Australia’s Liberal (Tory) government faces defeat in elections next Saturday as the Labor Party tacks to the left. Over six years and three separate prime ministers, the Tories have waged war on unions and working class people.
They have cut wages for low paid workers and slashed spending on health and education – while delivering tax cuts for the rich. Now even their racist scare tactics are failing to claw back votes.
Earlier this year, the government wasted millions of dollars reopening the Christmas Island detention centre. It accused refugees brought to Australia to access emergency medical care of kicking locals off hospital queues.
But most people now oppose the government’s torture of refugees on the offshore islands of Manus and Nauru.
The Tories are deeply divided – particularly over climate change. Many Tory MPs are outright climate deniers and fanatical defenders of the coal industry. Even the government’s own hopeless climate policy was dumped as being too much for its MPs to stomach.
Australia remains heavily reliant on coal, which provides 60 percent of power generation and a multi-billion dollar export industry. Prime minister Scott Morrison even waved around a lump of coal in parliament to taunt climate activists.
The success of the school climate strikes here was one indication of the growing desire for action on climate change. Organisers estimate 150,000 joined the protests.
Labor hopes to tap into the disgust at stagnant wages as corporate profits soar. It’s promising to tax high income earners, and end subsidies for shareholders and wealthy property investors. This would fund spending for schools, childcare and hospitals.

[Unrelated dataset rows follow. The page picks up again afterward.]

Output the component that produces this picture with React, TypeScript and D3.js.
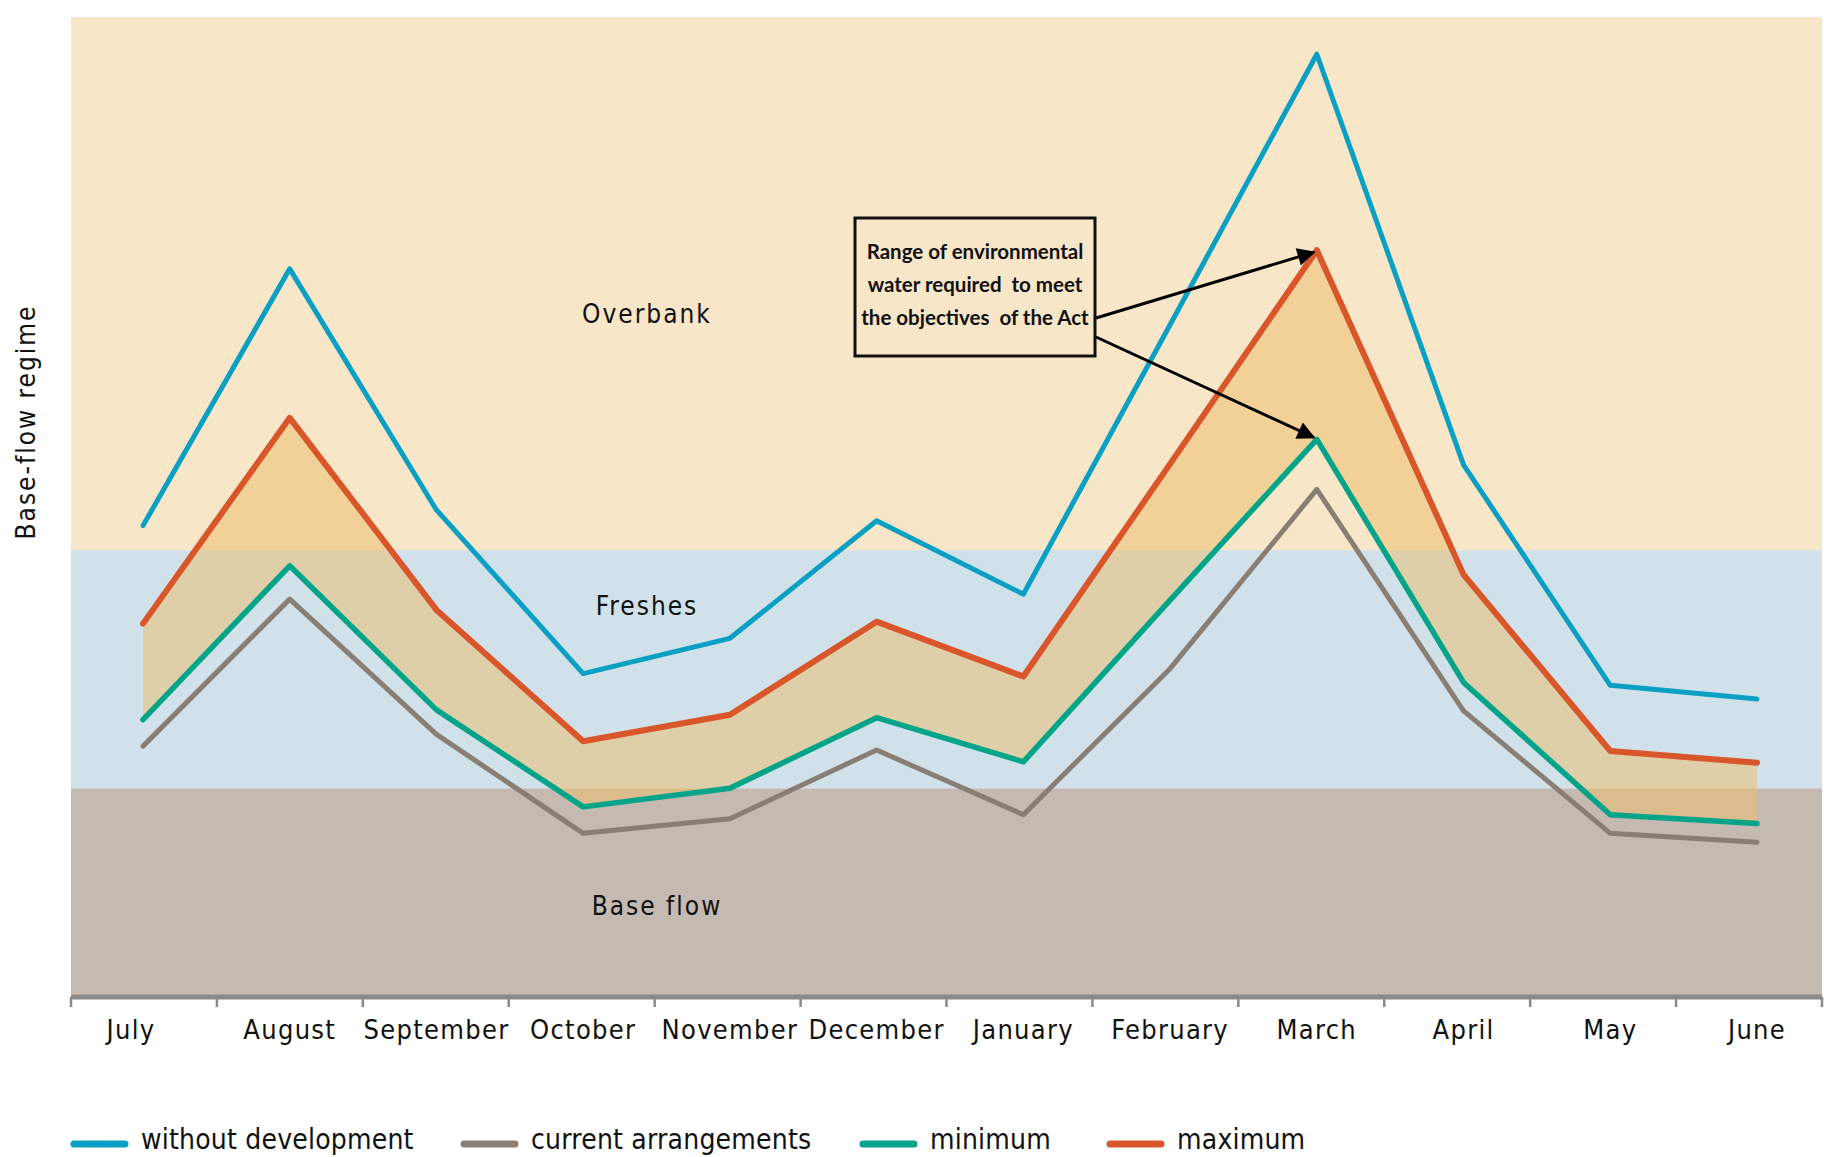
import React from "react";
import * as d3 from "d3";

// months along the flow year
const months = ["July", "August", "September", "October", "November", "December", "January", "February", "March", "April", "May", "June"];

// flow level, relative units (0 = axis, 100 = top of plot)
const withoutDevelopment = [48.1, 74.3, 49.7, 33.0, 36.6, 48.6, 41.1, 68.6, 96.2, 54.3, 31.8, 30.4];
const currentArrangements = [25.6, 40.6, 26.8, 16.7, 18.2, 25.2, 18.6, 33.5, 51.8, 29.2, 16.7, 15.8];
const minimum = [28.3, 44.0, 29.3, 19.4, 21.3, 28.5, 24.0, 40.5, 56.9, 32.1, 18.6, 17.7];
const maximum = [38.1, 59.1, 39.5, 26.1, 28.8, 38.3, 32.7, 54.4, 76.2, 43.1, 25.1, 23.9];

// flow regime zones
const zoneNames = ["Base flow", "Freshes", "Overbank"];
const zoneFrom = [0, 21.3, 45.6];
const zoneTo = [21.3, 45.6, 100];
const zoneColors = ["#c4bab1", "#d0e1ea", "#f7e6c8"];

const legendNames = ["without development", "current arrangements", "minimum", "maximum"];
const legendColors = ["#0aa0c4", "#897e74", "#03a488", "#d9552a"];

const W = 1824;
const H = 1157;
const LEFT = 71;
const RIGHT = 1822;
const TOP = 17;
const BOTTOM = 997;

const FONT = "'DejaVu Sans', sans-serif";

export default function App() {
  const x = d3.scalePoint<string>().domain(months).range([143, 1757]);
  const xEdge = d3.scaleLinear().domain([0, months.length]).range([LEFT, RIGHT]);
  const y = d3.scaleLinear().domain([0, 100]).range([BOTTOM, TOP]);
  const px = (i: number) => x(months[i]) as number;

  const line = d3.line<number>().x((_, i) => px(i)).y(d => y(d));
  const band = d3.area<number>()
    .x((_, i) => px(i))
    .y0((_, i) => y(minimum[i]))
    .y1(d => y(d));

  const series = [
    { data: withoutDevelopment, color: legendColors[0], w: 5 },
    { data: currentArrangements, color: legendColors[1], w: 5 },
    { data: minimum, color: legendColors[2], w: 5.5 },
    { data: maximum, color: legendColors[3], w: 6 },
  ];

  const marchIdx = months.indexOf("March");
  const tipMax = [px(marchIdx) - 3, y(maximum[marchIdx]) + 2];
  const tipMin = [px(marchIdx) - 3, y(minimum[marchIdx]) - 2];

  const zoneLabelPos = [
    { x: 657, y: 907 },
    { x: 647, y: 607 },
    { x: 647, y: 315 },
  ];

  const legendX = [71, 461, 860, 1107];

  const txt = { fontFamily: FONT, fontStretch: "condensed" } as React.CSSProperties;

  return (
    <svg width={W} height={H} style={{ position: "absolute", left: 0, top: 0, background: "#fff" }}>
      <defs>
        <marker id="arrow" viewBox="0 0 10 10" refX="9" refY="5" markerWidth="7" markerHeight="6" orient="auto" markerUnits="strokeWidth">
          <path d="M0,0 L10,5 L0,10 z" fill="#000" />
        </marker>
      </defs>

      {/* flow zones */}
      {zoneNames.map((z, i) => (
        <rect key={z} x={LEFT} width={RIGHT - LEFT} y={y(zoneTo[i])} height={y(zoneFrom[i]) - y(zoneTo[i])} fill={zoneColors[i]} />
      ))}

      {zoneNames.map((z, i) => (
        <text key={z} x={zoneLabelPos[i].x} y={zoneLabelPos[i].y} textAnchor="middle" dominantBaseline="middle"
          style={txt} fontSize={26} letterSpacing={2} fill="#111">{z}</text>
      ))}

      {/* environmental water range */}
      <path d={band(maximum) as string} fill="#eebd6c" fillOpacity={0.52} />

      {series.map((s, i) => (
        <path key={i} d={line(s.data) as string} fill="none" stroke={s.color} strokeWidth={s.w}
          strokeLinecap="round" strokeLinejoin="round" />
      ))}

      {/* x axis */}
      <line x1={LEFT} x2={RIGHT} y1={BOTTOM} y2={BOTTOM} stroke="#8a8a8a" strokeWidth={5} />
      {d3.range(months.length + 1).map(i => (
        <line key={i} x1={xEdge(i)} x2={xEdge(i)} y1={BOTTOM} y2={BOTTOM + 10} stroke="#8a8a8a" strokeWidth={2.5} />
      ))}
      {months.map((m, i) => (
        <text key={m} x={i === 0 ? px(i) - 12 : px(i)} y={1039} textAnchor="middle"
          style={txt} fontSize={27} letterSpacing={1.3} fill="#111">{m}</text>
      ))}

      {/* y label */}
      <text transform="translate(35,422) rotate(-90)" textAnchor="middle" style={txt} fontSize={26} letterSpacing={2} fill="#111">
        Base-flow regime
      </text>

      {/* annotation */}
      <rect x={855} y={218} width={240} height={138} fill="none" stroke="#111" strokeWidth={3} />
      {["Range of environmental", "water required  to meet", "the objectives  of the Act"].map((t, i) => (
        <text key={i} x={975} y={259 + i * 33} textAnchor="middle" fontFamily="Lato, 'Open Sans', sans-serif"
          fontWeight="bold" fontSize={20.5} fill="#111" style={{ whiteSpace: "pre" }}>{t}</text>
      ))}
      <line x1={1096} y1={318} x2={tipMax[0]} y2={tipMax[1]} stroke="#000" strokeWidth={3} markerEnd="url(#arrow)" />
      <line x1={1096} y1={337} x2={tipMin[0]} y2={tipMin[1]} stroke="#000" strokeWidth={3} markerEnd="url(#arrow)" />

      {/* legend */}
      {legendNames.map((n, i) => (
        <g key={n} transform={`translate(${legendX[i]},1144)`}>
          <line x1={3} x2={54} y1={0} y2={0} stroke={legendColors[i]} strokeWidth={7} strokeLinecap="round" />
          <text x={70} y={5} style={txt} fontSize={28} letterSpacing={0.2} fill="#111">{n}</text>
        </g>
      ))}
    </svg>
  );
}
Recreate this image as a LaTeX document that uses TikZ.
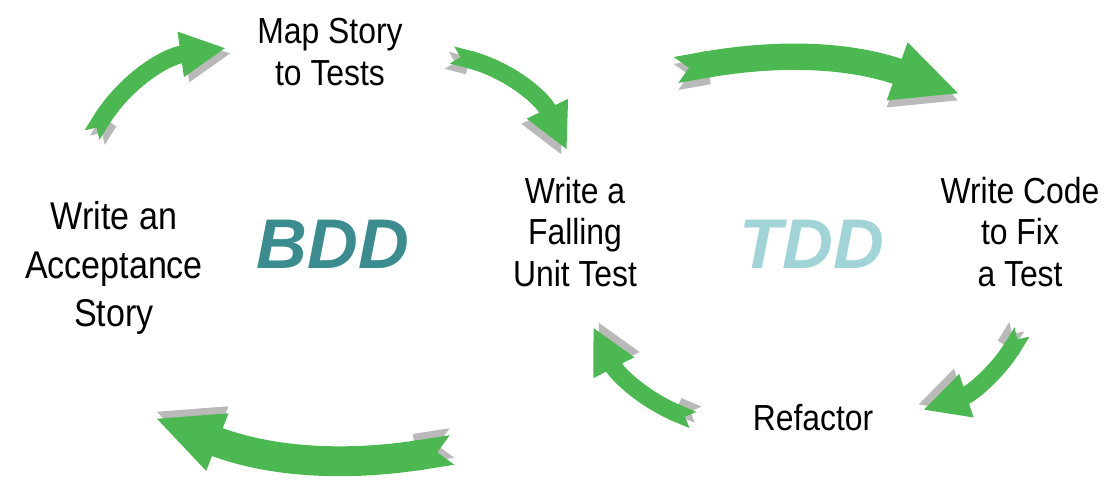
\documentclass[tikz,border=0pt]{standalone}
\usepackage{fontspec}
\setmainfont{Liberation Sans}
\newfontfamily\lblfont[FakeStretch=0.88]{Liberation Sans}
\usetikzlibrary{arrows.meta}
\definecolor{swgreen}{RGB}{76,184,82}
\definecolor{bddteal}{RGB}{59,140,143}
\definecolor{tddteal}{RGB}{160,212,214}
\begin{document}
\begin{tikzpicture}[x=0.01cm,y=-0.01cm,
	lbl/.append style={font=\lblfont\fontsize{10.3}{11.9}\selectfont,align=center,inner sep=0pt},
	big/.append style={font=\bfseries\itshape\fontsize{20}{22}\selectfont,inner sep=0pt},
	sw/.append style={draw=swgreen,line width=5pt,{Triangle Cap[reversed]}-{Triangle[length=13pt,width=12pt]}},
	wide/.append style={line width=7.5pt,{Triangle Cap[reversed]}-{Triangle[length=19pt,width=16pt]}},
	shd/.style={preaction={draw=gray!55,transform canvas={shift={#1}}}}]
\useasboundingbox (0,0) rectangle (1104,479);
\node[lbl] (map) at (330,52) {Map Story\\to Tests};
\node[lbl,font=\lblfont\fontsize{11}{13.9}\selectfont] (story) at (114,268) {Write an\\Acceptance\\Story};
\node[lbl] (fail) at (575,232) {Write a\\Falling\\Unit Test};
\node[lbl] (code) at (1020,232) {Write Code\\to Fix\\a Test};
\node[lbl] (ref) at (813,418) {Refactor};
\node[big,text=bddteal] (bdd) at (333,244) {BDD};
\node[big,text=tddteal] (tdd) at (812,244) {TDD};
\coordinate (s1) at (92,135);  \coordinate (e1) at (226,48);
\coordinate (s2) at (452,55);  \coordinate (e2) at (567,150);
\coordinate (s3) at (676,70);  \coordinate (e3) at (960,94);
\coordinate (s4) at (1022,332); \coordinate (e4) at (923,410);
\coordinate (s5) at (693,420); \coordinate (e5) at (593,327);
\coordinate (s6) at (452,450); \coordinate (e6) at (155,418);
\draw[sw,shd={(1.5pt,-1.5pt)}] (s1) to[bend left=25] (e1);
\draw[sw,shd={(-1.5pt,-1.5pt)}] (s2) to[bend left=25] (e2);
\draw[sw,wide,shd={(0pt,-2pt)}] (s3) to[bend left=15] (e3);
\draw[sw,shd={(-1.5pt,1.5pt)}] (s4) to[bend left=20] (e4);
\draw[sw,shd={(1.5pt,1.5pt)}] (s5) to[bend left=20] (e5);
\draw[sw,wide,line width=8.5pt,shd={(0pt,2pt)}] (s6) to[bend left=15] (e6);
\end{tikzpicture}
\end{document}
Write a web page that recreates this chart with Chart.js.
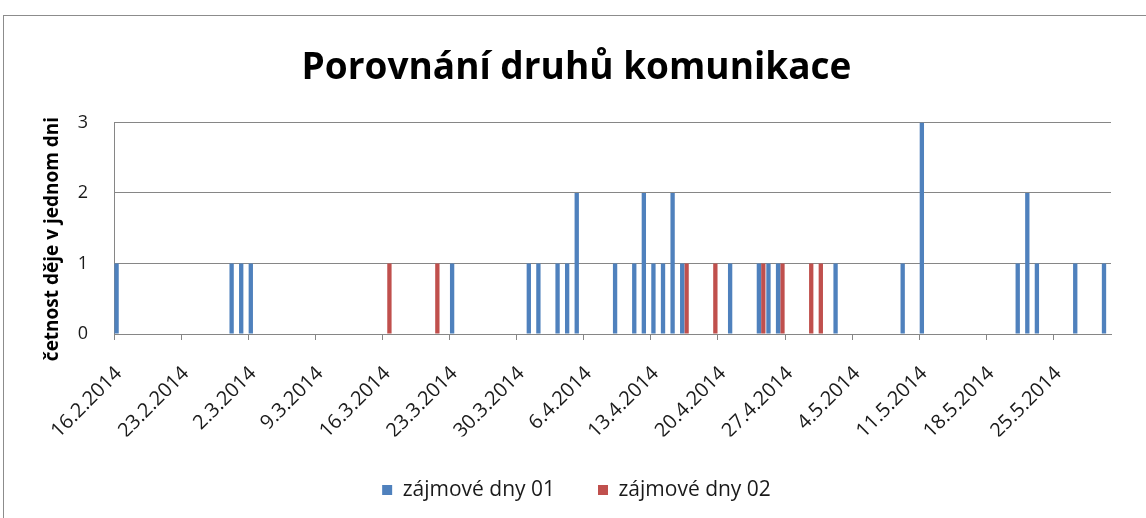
<!DOCTYPE html>
<html>
<head>
<meta charset="utf-8">
<script src="https://cdn.jsdelivr.net/npm/chart.js@4.4.1/dist/chart.umd.min.js"></script>
<style>
  html, body { margin: 0; padding: 0; background: #fff; overflow: hidden; }
  #wrap { position: relative; width: 1146px; height: 518px; }
  #frame { position: absolute; left: 3px; top: 15px; width: 1200px; height: 600px; border: 1px solid #8c8c8c; pointer-events: none; }
  canvas { position: absolute; left: 0; top: 0; }
</style>
</head>
<body>
<div id="wrap">
  <canvas id="graf" width="1146" height="518"></canvas>
  <div id="frame"></div>
</div>
<script>
// dny od 16.2.2014 do 30.5.2014
const dny = [
    '16.2.2014','17.2.2014','18.2.2014','19.2.2014','20.2.2014','21.2.2014','22.2.2014','23.2.2014','24.2.2014','25.2.2014','26.2.2014','27.2.2014','28.2.2014',
    '1.3.2014','2.3.2014','3.3.2014','4.3.2014','5.3.2014','6.3.2014','7.3.2014','8.3.2014','9.3.2014','10.3.2014',
    '11.3.2014','12.3.2014','13.3.2014','14.3.2014','15.3.2014','16.3.2014','17.3.2014','18.3.2014','19.3.2014','20.3.2014',
    '21.3.2014','22.3.2014','23.3.2014','24.3.2014','25.3.2014','26.3.2014','27.3.2014','28.3.2014','29.3.2014','30.3.2014','31.3.2014',
    '1.4.2014','2.4.2014','3.4.2014','4.4.2014','5.4.2014','6.4.2014','7.4.2014','8.4.2014','9.4.2014','10.4.2014',
    '11.4.2014','12.4.2014','13.4.2014','14.4.2014','15.4.2014','16.4.2014','17.4.2014','18.4.2014','19.4.2014','20.4.2014',
    '21.4.2014','22.4.2014','23.4.2014','24.4.2014','25.4.2014','26.4.2014','27.4.2014','28.4.2014','29.4.2014','30.4.2014',
    '1.5.2014','2.5.2014','3.5.2014','4.5.2014','5.5.2014','6.5.2014','7.5.2014','8.5.2014','9.5.2014','10.5.2014',
    '11.5.2014','12.5.2014','13.5.2014','14.5.2014','15.5.2014','16.5.2014','17.5.2014','18.5.2014','19.5.2014','20.5.2014',
    '21.5.2014','22.5.2014','23.5.2014','24.5.2014','25.5.2014','26.5.2014','27.5.2014','28.5.2014','29.5.2014','30.5.2014'
];

// popisky osy x (kazdy tyden)
const popiskyX = ['16.2.2014','23.2.2014','2.3.2014','9.3.2014','16.3.2014','23.3.2014','30.3.2014',
    '6.4.2014','13.4.2014','20.4.2014','27.4.2014','4.5.2014','11.5.2014','18.5.2014','25.5.2014'];

const zajmoveDny01 = [
    1,0,0,0,0,0,0,0,0,0,0,0,1,                       // unor 16-28
    1,1,0,0,0,0,0,0,0,0, 0,0,0,0,0,0,0,0,0,0, 0,0,1,0,0,0,0,0,0,0, 1,   // brezen
    1,0,1,1,2,0,0,0,1,0, 1,2,1,1,2,1,0,0,0,0, 1,0,0,1,1,1,0,0,0,0,      // duben
    0,1,0,0,0,0,0,0,1,0, 3,0,0,0,0,0,0,0,0,0, 1,2,1,0,0,0,1,0,0,1       // kveten
];

const zajmoveDny02 = [
    0,0,0,0,0,0,0,0,0,0,0,0,0,
    0,0,0,0,0,0,0,0,0,0, 0,0,0,0,0,1,0,0,0,0, 1,0,0,0,0,0,0,0,0,0, 0,
    0,0,0,0,0,0,0,0,0,0, 0,0,0,0,0,1,0,0,1,0, 0,0,0,1,0,1,0,0,1,1,
    0,0,0,0,0,0,0,0,0,0, 0,0,0,0,0,0,0,0,0,0, 0,0,0,0,0,0,0,0,0,0
];

const hodnotyY = [0, 1, 2, 3];
const titulekY = 'četnost děje v jednom dni';

const MODRA = '#4F81BD';
const CERVENA = '#C0504D';
const MRIZKA = '#868686';
const PISMO = "'Open Sans', 'DejaVu Sans', sans-serif";

// popisek osy y - v Excelu je posunuty trochu niz nez stred osy
const popisekOsyY = {
    id: 'popisekOsyY',
    afterDraw(chart) {
        const c = chart.ctx;
        c.save();
        c.translate(53, 239);
        c.rotate(-Math.PI / 2);
        c.textAlign = 'center';
        c.textBaseline = 'middle';
        c.fillStyle = '#000';
        c.font = 'bold 19px ' + PISMO;
        c.fillText(titulekY, 0, 0);
        c.restore();
    }
};

const ctx = document.getElementById('graf').getContext('2d');
const graf = new Chart(ctx, {
    type: 'bar',
    data: {
        labels: dny,
        datasets: [
            { label: 'zájmové dny 01', data: zajmoveDny01, backgroundColor: MODRA, borderWidth: 0 },
            { label: 'zájmové dny 02', data: zajmoveDny02, backgroundColor: CERVENA, borderWidth: 0 }
        ]
    },
    plugins: [popisekOsyY],
    options: {
        responsive: false,
        animation: false,
        events: [],
        layout: { padding: { left: 42, right: 35, top: 46, bottom: 7.5 } },
        datasets: { bar: { categoryPercentage: 0.92, barPercentage: 0.98 } },
        plugins: {
            title: {
                display: true,
                text: 'Porovnání druhů komunikace',
                color: '#000',
                font: { family: PISMO, size: 37, weight: 'bold' },
                padding: { top: 0, bottom: 32 }
            },
            legend: {
                position: 'bottom',
                labels: {
                    color: '#1a1a1a',
                    boxWidth: 10,
                    boxHeight: 10,
                    padding: 43,
                    font: { family: PISMO, size: 21 }
                }
            },
            tooltip: { enabled: false }
        },
        scales: {
            x: {
                offset: true,
                afterFit: (s) => { s.height = 102.5; },
                grid: {
                    offset: true,
                    drawOnChartArea: false,
                    drawTicks: true,
                    tickLength: 6,
                    color: (c) => (c.index % 7 === 0 ? MRIZKA : 'transparent')
                },
                border: { display: true, color: MRIZKA },
                ticks: {
                    autoSkip: false,
                    minRotation: 45,
                    maxRotation: 45,
                    padding: 22,
                    color: '#1a1a1a',
                    font: { family: PISMO, size: 20 },
                    callback: function (v, i) {
                        const t = this.getLabelForValue(v);
                        return popiskyX.includes(t) ? t : '';
                    }
                }
            },
            y: {
                min: hodnotyY[0],
                max: hodnotyY[hodnotyY.length - 1],
                afterFit: (s) => { s.width = 72; },
                grid: { color: MRIZKA, drawTicks: false },
                border: { display: true, color: MRIZKA },
                ticks: {
                    stepSize: 1,
                    padding: 26,
                    crossAlign: 'near',
                    color: '#1a1a1a',
                    font: { family: PISMO, size: 18 }
                }
            }
        }
    }
});
</script>
</body>
</html>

The union movement secured pledges from Labor to reverse some anti-union laws and make other changes on industrial relations. So it has gone all out to campaign for Labor across marginal seats.
And Labor has presented itself as the party of climate action. It backs a 50 percent renewable energy target and the use of electric vehicles, along with pollution limits for big companies.
But Labor has refused to oppose the Adani coal mine, the target of a long-running environmental campaign. And its plans on renewable energy would simply replace coal power plants that are closing anyway. Labor has also announced plans to expand fracking in northern Australia.
There will be widespread celebration if the Tories lose. But Labor’s promises aren’t anywhere near enough. A Labor win would still leave Australia with some of the toughest anti-strike laws in the developed world.
And Labor refuses to bring the 900 refugees who have faced almost six years of torture on Manus and Nauru islands to Australia.
High school climate activists are talking about calling another walkout for September. Whether over climate change, refugees or union rights, we will need more of this kind of action to win real change.